Re: separation for boot and running time services

From: Laurent Bercot <ska-skaware_at_skarnet.org>
Date: Wed, 25 May 2016 12:33:52 +0200

On 25/05/2016 06:34, Eric Vidal wrote:
> Actually, is not possible to have two (or more) directory which
> contains some services and compile them together with s6-rc-compile
> to provide a final database.

  It is totally possible, and it was one of the intended use cases of
s6-rc-compile.
  Have your "boot" source directory in a place that can only be written
by root. Have your "user" source directory in another place. When you need
to recompile the database, run
   s6-rc-compile compiled source-root source-user
and both sources will be aggregated into a single compiled database.
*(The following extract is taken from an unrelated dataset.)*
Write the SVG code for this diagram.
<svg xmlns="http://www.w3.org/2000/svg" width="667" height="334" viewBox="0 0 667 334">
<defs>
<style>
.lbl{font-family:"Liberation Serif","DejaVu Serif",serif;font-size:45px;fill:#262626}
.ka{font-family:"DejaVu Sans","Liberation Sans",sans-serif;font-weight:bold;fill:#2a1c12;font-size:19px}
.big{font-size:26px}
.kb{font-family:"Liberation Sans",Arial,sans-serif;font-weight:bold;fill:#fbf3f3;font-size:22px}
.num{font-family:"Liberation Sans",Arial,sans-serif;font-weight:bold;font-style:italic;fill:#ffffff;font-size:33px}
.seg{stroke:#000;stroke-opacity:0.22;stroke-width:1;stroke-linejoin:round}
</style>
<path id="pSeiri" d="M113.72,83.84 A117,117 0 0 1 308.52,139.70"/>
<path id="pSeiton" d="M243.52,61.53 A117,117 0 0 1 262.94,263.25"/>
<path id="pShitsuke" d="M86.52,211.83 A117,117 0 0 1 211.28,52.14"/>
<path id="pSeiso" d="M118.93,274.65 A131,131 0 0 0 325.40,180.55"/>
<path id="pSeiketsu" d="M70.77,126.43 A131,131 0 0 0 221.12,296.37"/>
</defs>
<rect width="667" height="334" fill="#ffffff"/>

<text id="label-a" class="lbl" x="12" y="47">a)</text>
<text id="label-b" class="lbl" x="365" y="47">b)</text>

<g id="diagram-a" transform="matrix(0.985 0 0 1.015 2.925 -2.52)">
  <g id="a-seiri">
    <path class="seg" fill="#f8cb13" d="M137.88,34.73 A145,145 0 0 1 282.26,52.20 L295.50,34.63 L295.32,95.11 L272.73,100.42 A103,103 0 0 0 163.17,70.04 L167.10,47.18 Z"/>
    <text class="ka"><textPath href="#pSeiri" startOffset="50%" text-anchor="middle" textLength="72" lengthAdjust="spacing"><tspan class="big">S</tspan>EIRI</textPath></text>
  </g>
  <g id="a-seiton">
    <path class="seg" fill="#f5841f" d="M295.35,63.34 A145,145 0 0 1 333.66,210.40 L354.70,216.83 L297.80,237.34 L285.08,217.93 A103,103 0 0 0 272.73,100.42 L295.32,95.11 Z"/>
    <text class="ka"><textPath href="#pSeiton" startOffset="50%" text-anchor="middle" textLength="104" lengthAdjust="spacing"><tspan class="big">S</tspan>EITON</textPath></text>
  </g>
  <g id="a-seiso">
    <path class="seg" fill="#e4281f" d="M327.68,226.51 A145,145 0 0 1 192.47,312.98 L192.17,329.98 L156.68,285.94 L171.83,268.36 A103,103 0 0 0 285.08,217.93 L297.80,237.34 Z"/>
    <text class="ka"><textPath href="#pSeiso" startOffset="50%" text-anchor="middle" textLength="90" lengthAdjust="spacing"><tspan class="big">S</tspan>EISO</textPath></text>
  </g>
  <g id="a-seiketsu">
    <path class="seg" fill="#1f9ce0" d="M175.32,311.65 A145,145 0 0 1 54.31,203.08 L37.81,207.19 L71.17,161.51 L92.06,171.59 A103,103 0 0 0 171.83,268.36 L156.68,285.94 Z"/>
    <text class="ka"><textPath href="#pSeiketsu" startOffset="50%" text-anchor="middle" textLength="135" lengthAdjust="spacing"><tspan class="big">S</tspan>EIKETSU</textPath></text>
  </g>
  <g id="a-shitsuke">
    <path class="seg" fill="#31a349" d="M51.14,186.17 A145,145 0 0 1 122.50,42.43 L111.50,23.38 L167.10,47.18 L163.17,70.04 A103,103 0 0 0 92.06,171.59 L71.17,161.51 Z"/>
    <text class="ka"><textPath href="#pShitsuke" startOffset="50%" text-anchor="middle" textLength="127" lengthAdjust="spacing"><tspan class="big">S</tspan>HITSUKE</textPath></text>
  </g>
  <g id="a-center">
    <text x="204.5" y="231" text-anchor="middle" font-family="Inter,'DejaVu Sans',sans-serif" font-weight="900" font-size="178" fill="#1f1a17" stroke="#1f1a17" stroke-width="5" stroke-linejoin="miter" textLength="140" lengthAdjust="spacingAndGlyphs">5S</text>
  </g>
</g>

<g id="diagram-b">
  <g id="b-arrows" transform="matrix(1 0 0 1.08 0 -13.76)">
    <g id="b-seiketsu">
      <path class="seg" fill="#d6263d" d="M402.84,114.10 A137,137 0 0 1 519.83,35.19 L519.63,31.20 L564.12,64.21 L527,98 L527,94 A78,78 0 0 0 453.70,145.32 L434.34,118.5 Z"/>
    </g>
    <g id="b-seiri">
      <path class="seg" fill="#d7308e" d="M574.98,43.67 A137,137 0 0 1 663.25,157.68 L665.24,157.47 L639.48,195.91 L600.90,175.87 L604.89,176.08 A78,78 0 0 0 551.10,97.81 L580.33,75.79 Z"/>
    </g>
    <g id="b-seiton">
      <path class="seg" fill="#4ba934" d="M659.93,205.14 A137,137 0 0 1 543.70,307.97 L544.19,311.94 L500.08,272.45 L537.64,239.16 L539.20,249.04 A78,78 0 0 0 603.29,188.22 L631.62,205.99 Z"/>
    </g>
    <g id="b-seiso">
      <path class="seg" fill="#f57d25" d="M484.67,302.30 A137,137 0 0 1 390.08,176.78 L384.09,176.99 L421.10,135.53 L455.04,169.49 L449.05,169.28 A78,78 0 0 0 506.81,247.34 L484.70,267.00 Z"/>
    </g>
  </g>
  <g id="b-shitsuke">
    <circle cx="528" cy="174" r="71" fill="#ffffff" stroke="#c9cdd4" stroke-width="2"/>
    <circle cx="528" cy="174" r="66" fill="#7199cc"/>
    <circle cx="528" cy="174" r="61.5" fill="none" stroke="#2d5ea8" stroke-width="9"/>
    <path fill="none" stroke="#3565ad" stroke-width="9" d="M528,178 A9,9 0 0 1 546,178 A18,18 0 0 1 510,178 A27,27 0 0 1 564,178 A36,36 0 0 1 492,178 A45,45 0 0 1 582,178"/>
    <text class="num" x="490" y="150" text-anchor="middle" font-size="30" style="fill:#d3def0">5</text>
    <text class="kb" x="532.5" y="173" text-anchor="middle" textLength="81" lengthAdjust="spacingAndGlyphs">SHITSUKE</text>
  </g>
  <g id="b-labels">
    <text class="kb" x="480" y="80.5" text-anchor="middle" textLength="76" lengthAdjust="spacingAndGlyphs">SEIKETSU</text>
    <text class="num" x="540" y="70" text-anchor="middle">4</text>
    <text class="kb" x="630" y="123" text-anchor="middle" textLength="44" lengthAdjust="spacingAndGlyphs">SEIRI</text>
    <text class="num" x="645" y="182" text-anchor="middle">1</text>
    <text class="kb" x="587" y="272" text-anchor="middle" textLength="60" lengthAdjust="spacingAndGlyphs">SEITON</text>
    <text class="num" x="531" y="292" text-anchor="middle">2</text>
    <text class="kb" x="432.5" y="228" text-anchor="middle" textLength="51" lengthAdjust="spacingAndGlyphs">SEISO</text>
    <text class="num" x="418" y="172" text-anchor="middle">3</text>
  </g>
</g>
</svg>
  It is safe for boot as long as your services in source-root are
self-sufficient. At boot time, you can bring the service state to something
that is only defined in source-root. Alternatively, you can declare a
bundle "everything" in source-root, that contains everything your boot-time
needs *plus* a "user-state" bundle, undefined in source-root; your users will
just have to define that bundle, containing their own services they want to
run. Then bringing up the "everything" bundle at boot-time will start all
the services you need, plus the user ones.
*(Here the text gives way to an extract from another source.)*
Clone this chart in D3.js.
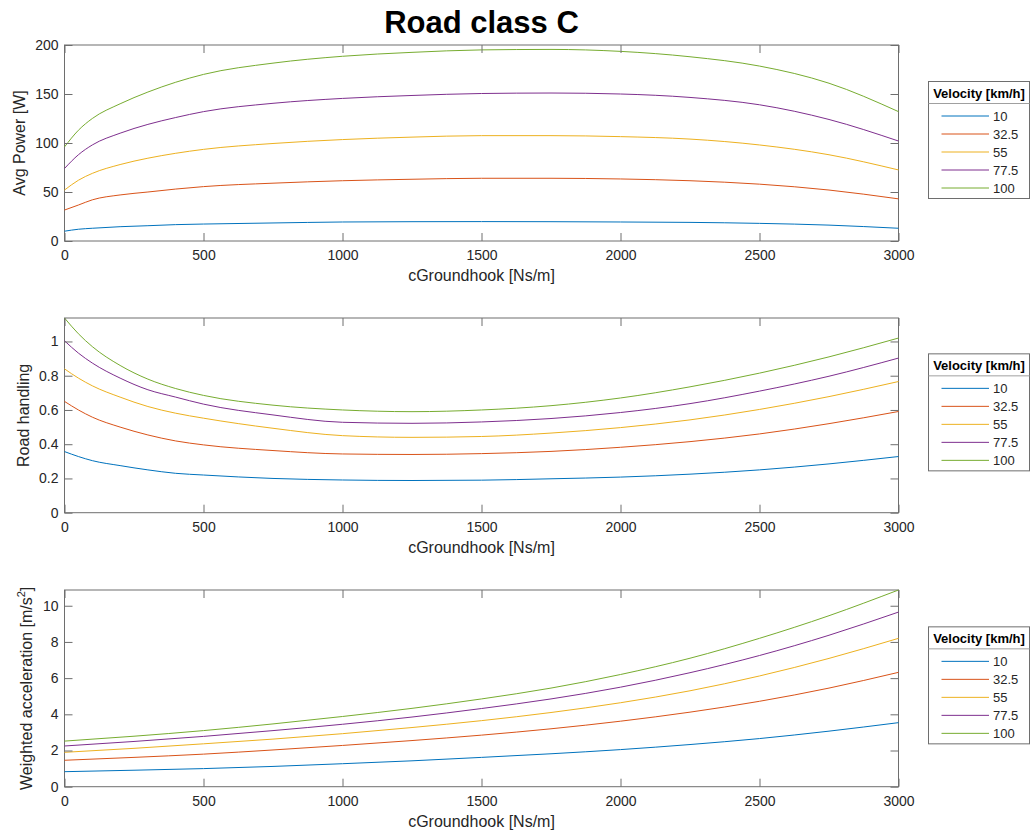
<!DOCTYPE html>
<html>
<head>
<meta charset="utf-8">
<script src="https://cdn.jsdelivr.net/npm/d3@7"></script>
<style>
  body { margin: 0; background: #ffffff; }
  svg { display: block; font-family: Arial, "Liberation Sans", Helvetica, sans-serif; }
</style>
</head>
<body>
<svg id="chart" width="1032" height="835"></svg>
<script>
// ---- data -------------------------------------------------------------
const velocities = ["10", "32.5", "55", "77.5", "100"];

// groundhook damping coefficient samples [Ns/m]
const cGround = [0, 50, 100, 200, 300, 400, 500, 750, 1000, 1250, 1500, 1750, 2000, 2250, 2500, 2750, 3000];
const cGroundAcc = [0, 250, 500, 750, 1000, 1250, 1500, 1750, 2000, 2250, 2500, 2750, 3000];

// average power [W]
const power10   = [10, 12, 13, 14.6, 15.6, 16.7, 17.3, 18.4, 19.4, 19.7, 19.8, 19.7, 19.4, 19, 18, 16.2, 13];
const power32_5 = [31.6, 36.7, 42, 47, 50, 53, 55.5, 59, 61.5, 63, 64, 64, 63.3, 61.5, 58, 52, 43];
const power55   = [52, 62, 69, 78, 84.5, 89.5, 93.5, 99.5, 103.5, 106, 107.5, 107.5, 106.5, 104, 98, 88, 72.5];
const power77_5 = [74, 88, 98, 110, 119, 126, 132, 140.5, 145.5, 148.5, 150.5, 151, 150, 146.5, 139, 124, 102];
const power100  = [96, 113, 125, 140, 152, 162, 170, 181.5, 188.5, 192.5, 195, 195.5, 193.5, 188, 178.5, 161, 132];

// road handling [-]
const handling10   = [0.357, 0.328, 0.304, 0.275, 0.25, 0.23, 0.22, 0.2, 0.191, 0.188, 0.19, 0.198, 0.208, 0.225, 0.25, 0.285, 0.328];
const handling32_5 = [0.65, 0.6, 0.558, 0.5, 0.454, 0.419, 0.396, 0.363, 0.343, 0.34, 0.345, 0.358, 0.382, 0.415, 0.46, 0.52, 0.591];
const handling55   = [0.84, 0.786, 0.741, 0.675, 0.62, 0.581, 0.552, 0.493, 0.45, 0.44, 0.445, 0.465, 0.497, 0.542, 0.603, 0.678, 0.766];
const handling77_5 = [1.004, 0.932, 0.874, 0.786, 0.718, 0.675, 0.634, 0.571, 0.528, 0.522, 0.53, 0.55, 0.585, 0.637, 0.71, 0.797, 0.903];
const handling100  = [1.137, 1.045, 0.97, 0.86, 0.78, 0.725, 0.685, 0.628, 0.6, 0.59, 0.6, 0.625, 0.67, 0.735, 0.815, 0.91, 1.02];

// weighted acceleration [m/s^2]
const accel10   = [0.83, 0.91, 1.0, 1.12, 1.27, 1.43, 1.62, 1.82, 2.05, 2.33, 2.66, 3.07, 3.54];
const accel32_5 = [1.46, 1.62, 1.8, 2.03, 2.28, 2.55, 2.85, 3.2, 3.62, 4.12, 4.72, 5.45, 6.32];
const accel55   = [1.9, 2.12, 2.37, 2.63, 2.93, 3.27, 3.65, 4.1, 4.64, 5.3, 6.12, 7.09, 8.2];
const accel77_5 = [2.25, 2.5, 2.78, 3.1, 3.45, 3.85, 4.32, 4.85, 5.5, 6.3, 7.25, 8.37, 9.65];
const accel100  = [2.52, 2.79, 3.1, 3.47, 3.88, 4.33, 4.85, 5.45, 6.2, 7.1, 8.2, 9.45, 10.87];

// tick labels
const xTicks = [0, 500, 1000, 1500, 2000, 2500, 3000];
const powerTicks = [0, 50, 100, 150, 200];
const handlingTicks = [0, 0.2, 0.4, 0.6, 0.8, 1];
const accelTicks = [0, 2, 4, 6, 8, 10];

const seriesColors = ["#0072BD", "#D95319", "#EDB120", "#7E2F8E", "#77AC30"];

// ---- layout -----------------------------------------------------------
const svg = d3.select("#chart");
const plotLeft = 64.5, plotRight = 898.5;
const axisColor = "#6e6e6e";
const textColor = "#262626";
const tickFont = 14;
const labelFont = 16;

const x = d3.scaleLinear().domain([0, 3000]).range([plotLeft, plotRight]);

const panels = [
  { top: 45, bottom: 241, domain: [0, 200], ticks: powerTicks, xs: cGround,
    series: [power10, power32_5, power55, power77_5, power100],
    ylabel: [{ t: "Avg Power [W]" }], ylabelX: 25 },
  { top: 318, bottom: 512.7, domain: [0, 1.137], ticks: handlingTicks, xs: cGround,
    series: [handling10, handling32_5, handling55, handling77_5, handling100],
    ylabel: [{ t: "Road handling" }], ylabelX: 29 },
  { top: 590, bottom: 786.7, domain: [0, 10.87], ticks: accelTicks, xs: cGroundAcc,
    series: [accel10, accel32_5, accel55, accel77_5, accel100],
    ylabel: [{ t: "Weighted acceleration [m/s" }, { t: "2", sup: true }, { t: "]" }], ylabelX: 32 }
];

// title
svg.append("text")
  .attr("x", (plotLeft + plotRight) / 2)
  .attr("y", 33)
  .attr("text-anchor", "middle")
  .attr("font-size", 31)
  .attr("font-weight", "bold")
  .attr("fill", "#000")
  .text("Road class C");

const fmt = d3.format("~g");

panels.forEach(p => {
  const y = d3.scaleLinear().domain(p.domain).range([p.bottom, p.top]);
  const g = svg.append("g");

  // plot box
  g.append("rect")
    .attr("x", plotLeft).attr("y", p.top)
    .attr("width", plotRight - plotLeft).attr("height", p.bottom - p.top)
    .attr("fill", "#fff").attr("stroke", axisColor).attr("stroke-width", 1);

  // series lines
  const line = d3.line()
    .x((d, i) => x(p.xs[i]))
    .y(d => y(d))
    .curve(d3.curveMonotoneX);
  p.series.forEach((s, k) => {
    g.append("path")
      .datum(s)
      .attr("d", line)
      .attr("fill", "none")
      .attr("stroke", seriesColors[k])
      .attr("stroke-width", 1);
  });

  // axes, ticks pointing inward on all four sides
  const styleAxis = sel => {
    sel.select(".domain").remove();
    sel.selectAll(".tick line").attr("stroke", axisColor);
    sel.selectAll(".tick text").attr("fill", textColor).attr("font-size", tickFont)
      .attr("font-family", "Arial, 'Liberation Sans', sans-serif");
  };
  g.append("g").attr("transform", `translate(0,${p.bottom})`)
    .call(d3.axisBottom(x).tickValues(xTicks).tickFormat(fmt).tickSize(-8).tickPadding(9.5))
    .call(styleAxis);
  g.append("g").attr("transform", `translate(0,${p.top})`)
    .call(d3.axisTop(x).tickValues(xTicks).tickFormat("").tickSize(-8))
    .call(styleAxis);
  g.append("g").attr("transform", `translate(${plotLeft},0)`)
    .call(d3.axisLeft(y).tickValues(p.ticks).tickFormat(fmt).tickSize(-8).tickPadding(6))
    .call(styleAxis);
  g.append("g").attr("transform", `translate(${plotRight},0)`)
    .call(d3.axisRight(y).tickValues(p.ticks).tickFormat("").tickSize(-8))
    .call(styleAxis);

  // x label
  g.append("text")
    .attr("x", (plotLeft + plotRight) / 2)
    .attr("y", p.bottom + 40)
    .attr("text-anchor", "middle")
    .attr("font-size", labelFont)
    .attr("fill", textColor)
    .text("cGroundhook [Ns/m]");

  // y label
  const yl = g.append("text")
    .attr("transform", `translate(${p.ylabelX},${(p.top + p.bottom) / 2}) rotate(-90)`)
    .attr("text-anchor", "middle")
    .attr("font-size", labelFont)
    .attr("fill", textColor);
  p.ylabel.forEach(part => {
    const ts = yl.append("tspan").text(part.t);
    if (part.sup) ts.attr("font-size", 11).attr("dy", -7);
    else if (part.t === "]") ts.attr("dy", 7);
  });

  // legend
  const legW = 101, headH = 22, rowH = 18;
  const legH = headH + 5 * rowH + 5;
  const legX = 928.5;
  const legY = (p.top + p.bottom) / 2 - legH / 2 - 3;
  const lg = g.append("g").attr("transform", `translate(${legX},${legY})`);
  lg.append("rect").attr("width", legW).attr("height", legH)
    .attr("fill", "#fff").attr("stroke", axisColor).attr("stroke-width", 1);
  lg.append("line").attr("x1", 0).attr("x2", legW).attr("y1", headH).attr("y2", headH)
    .attr("stroke", "#a0a0a0").attr("stroke-width", 1);
  lg.append("text")
    .attr("x", legW / 2).attr("y", 16.5)
    .attr("text-anchor", "middle")
    .attr("font-size", 13).attr("font-weight", "bold").attr("fill", "#000")
    .text("Velocity [km/h]");
  velocities.forEach((v, k) => {
    const cy = headH + 12.5 + k * rowH;
    lg.append("line")
      .attr("x1", 13).attr("x2", 60.5).attr("y1", cy).attr("y2", cy)
      .attr("stroke", seriesColors[k]).attr("stroke-width", 1);
    lg.append("text")
      .attr("x", 64.5).attr("y", cy + 4.5)
      .attr("font-size", 13).attr("fill", textColor)
      .text(v);
  });
});
</script>
</body>
</html>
  But that's only if you allow users to run services as root, though.
  If you want users to run their own set of services as non-root, then
you need two scandirs, two livedirs and two separate service databases.
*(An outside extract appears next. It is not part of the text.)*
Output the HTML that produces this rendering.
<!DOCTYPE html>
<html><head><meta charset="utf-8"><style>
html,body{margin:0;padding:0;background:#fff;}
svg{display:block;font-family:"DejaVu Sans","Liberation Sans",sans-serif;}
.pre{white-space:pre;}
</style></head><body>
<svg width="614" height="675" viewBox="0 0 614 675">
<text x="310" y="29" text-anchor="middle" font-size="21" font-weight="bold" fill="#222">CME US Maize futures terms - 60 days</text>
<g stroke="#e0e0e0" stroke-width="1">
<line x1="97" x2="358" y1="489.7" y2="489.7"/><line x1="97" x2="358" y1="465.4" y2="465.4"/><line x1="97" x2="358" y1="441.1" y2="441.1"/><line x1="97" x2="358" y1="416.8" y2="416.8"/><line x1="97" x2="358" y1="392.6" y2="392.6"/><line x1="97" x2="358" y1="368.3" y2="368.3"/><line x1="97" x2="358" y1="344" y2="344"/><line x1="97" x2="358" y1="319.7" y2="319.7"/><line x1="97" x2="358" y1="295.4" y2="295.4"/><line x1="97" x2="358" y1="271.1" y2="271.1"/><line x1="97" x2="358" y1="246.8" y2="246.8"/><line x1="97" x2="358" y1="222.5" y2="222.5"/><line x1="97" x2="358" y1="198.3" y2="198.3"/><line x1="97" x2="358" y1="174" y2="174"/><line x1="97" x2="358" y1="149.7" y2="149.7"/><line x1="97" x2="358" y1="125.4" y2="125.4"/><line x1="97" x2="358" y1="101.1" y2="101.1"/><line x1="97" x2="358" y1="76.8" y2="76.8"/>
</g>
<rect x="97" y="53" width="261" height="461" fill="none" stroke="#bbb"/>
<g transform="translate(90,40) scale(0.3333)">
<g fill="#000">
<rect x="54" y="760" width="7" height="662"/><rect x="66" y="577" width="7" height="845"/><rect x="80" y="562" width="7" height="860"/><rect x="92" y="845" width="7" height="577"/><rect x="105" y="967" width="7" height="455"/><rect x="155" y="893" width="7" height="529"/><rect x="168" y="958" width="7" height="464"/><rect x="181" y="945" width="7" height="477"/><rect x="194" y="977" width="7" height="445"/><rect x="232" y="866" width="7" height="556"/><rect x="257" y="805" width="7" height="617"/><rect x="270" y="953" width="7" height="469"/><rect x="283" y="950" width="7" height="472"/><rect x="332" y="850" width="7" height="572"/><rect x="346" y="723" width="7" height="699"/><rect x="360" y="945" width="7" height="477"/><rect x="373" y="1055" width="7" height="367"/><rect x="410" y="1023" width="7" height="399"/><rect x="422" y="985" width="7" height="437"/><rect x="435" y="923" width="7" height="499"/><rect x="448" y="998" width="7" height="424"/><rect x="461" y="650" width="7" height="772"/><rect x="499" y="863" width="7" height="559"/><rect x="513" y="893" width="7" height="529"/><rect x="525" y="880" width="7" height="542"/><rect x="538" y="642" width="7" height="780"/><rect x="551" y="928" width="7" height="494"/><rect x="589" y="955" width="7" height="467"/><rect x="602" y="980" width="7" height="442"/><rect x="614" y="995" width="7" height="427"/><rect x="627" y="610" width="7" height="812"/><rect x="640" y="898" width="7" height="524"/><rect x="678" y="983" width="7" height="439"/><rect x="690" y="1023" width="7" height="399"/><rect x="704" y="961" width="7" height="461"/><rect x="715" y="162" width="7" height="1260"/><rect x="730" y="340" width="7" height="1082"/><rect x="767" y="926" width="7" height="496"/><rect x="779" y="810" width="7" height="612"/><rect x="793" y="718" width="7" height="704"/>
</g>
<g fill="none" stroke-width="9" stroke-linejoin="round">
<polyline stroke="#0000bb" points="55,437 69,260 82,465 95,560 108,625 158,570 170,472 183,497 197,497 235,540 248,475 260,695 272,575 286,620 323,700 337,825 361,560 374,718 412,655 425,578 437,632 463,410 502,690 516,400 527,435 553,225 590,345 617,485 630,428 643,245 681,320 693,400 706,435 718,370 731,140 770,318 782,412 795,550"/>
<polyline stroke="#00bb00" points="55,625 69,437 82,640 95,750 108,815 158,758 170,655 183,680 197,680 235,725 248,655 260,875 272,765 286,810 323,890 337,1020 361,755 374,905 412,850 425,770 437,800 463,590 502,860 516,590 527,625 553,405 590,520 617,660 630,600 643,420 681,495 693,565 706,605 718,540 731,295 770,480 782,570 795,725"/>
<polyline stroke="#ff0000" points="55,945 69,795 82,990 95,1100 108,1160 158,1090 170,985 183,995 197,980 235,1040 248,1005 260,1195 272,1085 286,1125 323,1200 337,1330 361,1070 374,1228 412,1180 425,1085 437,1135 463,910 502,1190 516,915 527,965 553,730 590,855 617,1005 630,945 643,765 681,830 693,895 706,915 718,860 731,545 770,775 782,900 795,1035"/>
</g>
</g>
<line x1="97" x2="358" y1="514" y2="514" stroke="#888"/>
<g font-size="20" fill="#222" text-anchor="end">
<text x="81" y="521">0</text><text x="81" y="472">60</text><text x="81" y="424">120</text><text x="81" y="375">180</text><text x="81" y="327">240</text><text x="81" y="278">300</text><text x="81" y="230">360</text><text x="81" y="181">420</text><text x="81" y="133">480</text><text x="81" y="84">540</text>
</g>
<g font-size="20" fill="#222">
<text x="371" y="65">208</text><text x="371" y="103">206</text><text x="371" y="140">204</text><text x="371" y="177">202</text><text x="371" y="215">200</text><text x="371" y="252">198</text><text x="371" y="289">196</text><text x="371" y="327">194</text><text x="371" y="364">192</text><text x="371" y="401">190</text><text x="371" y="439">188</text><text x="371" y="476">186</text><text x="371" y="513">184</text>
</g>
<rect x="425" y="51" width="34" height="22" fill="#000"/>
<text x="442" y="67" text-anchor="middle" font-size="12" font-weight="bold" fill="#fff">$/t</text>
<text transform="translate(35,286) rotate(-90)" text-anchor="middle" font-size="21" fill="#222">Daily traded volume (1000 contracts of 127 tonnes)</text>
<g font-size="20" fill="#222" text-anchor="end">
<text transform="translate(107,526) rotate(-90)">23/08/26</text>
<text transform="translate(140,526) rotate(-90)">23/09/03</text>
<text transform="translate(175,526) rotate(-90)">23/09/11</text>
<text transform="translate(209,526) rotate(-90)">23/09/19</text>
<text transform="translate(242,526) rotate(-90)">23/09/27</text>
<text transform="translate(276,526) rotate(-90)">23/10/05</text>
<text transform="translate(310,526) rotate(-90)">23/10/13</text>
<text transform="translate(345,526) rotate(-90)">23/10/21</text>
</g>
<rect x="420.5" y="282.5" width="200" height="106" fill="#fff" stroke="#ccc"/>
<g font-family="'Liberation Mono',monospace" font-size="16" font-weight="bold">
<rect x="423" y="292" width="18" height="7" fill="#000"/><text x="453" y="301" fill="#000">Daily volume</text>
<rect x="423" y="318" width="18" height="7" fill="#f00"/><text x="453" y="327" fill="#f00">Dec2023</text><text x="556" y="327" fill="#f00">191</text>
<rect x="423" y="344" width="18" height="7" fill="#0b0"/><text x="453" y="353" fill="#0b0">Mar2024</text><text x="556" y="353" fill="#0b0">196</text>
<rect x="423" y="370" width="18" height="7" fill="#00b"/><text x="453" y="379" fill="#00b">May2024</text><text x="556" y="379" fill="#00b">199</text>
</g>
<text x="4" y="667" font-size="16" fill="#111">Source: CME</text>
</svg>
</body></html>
> In fact, the directory can be growing quickly in complexity and the
> visibility of things can be difficult. The fact of separating boot
> and running time permit to have a little more security about the boot
> process and it will never touch by an user.

  It's not entirely clear to me what exactly you're trying to do. The
important thing is whether or not you allow your users to impact the
root database, i.e. to run services as root. If you do, you can just
mix source databases. If you don't, you need to have entirely
separate s6-rc setups.


> Having a file named dependencies for a bundle seems to me a good idea.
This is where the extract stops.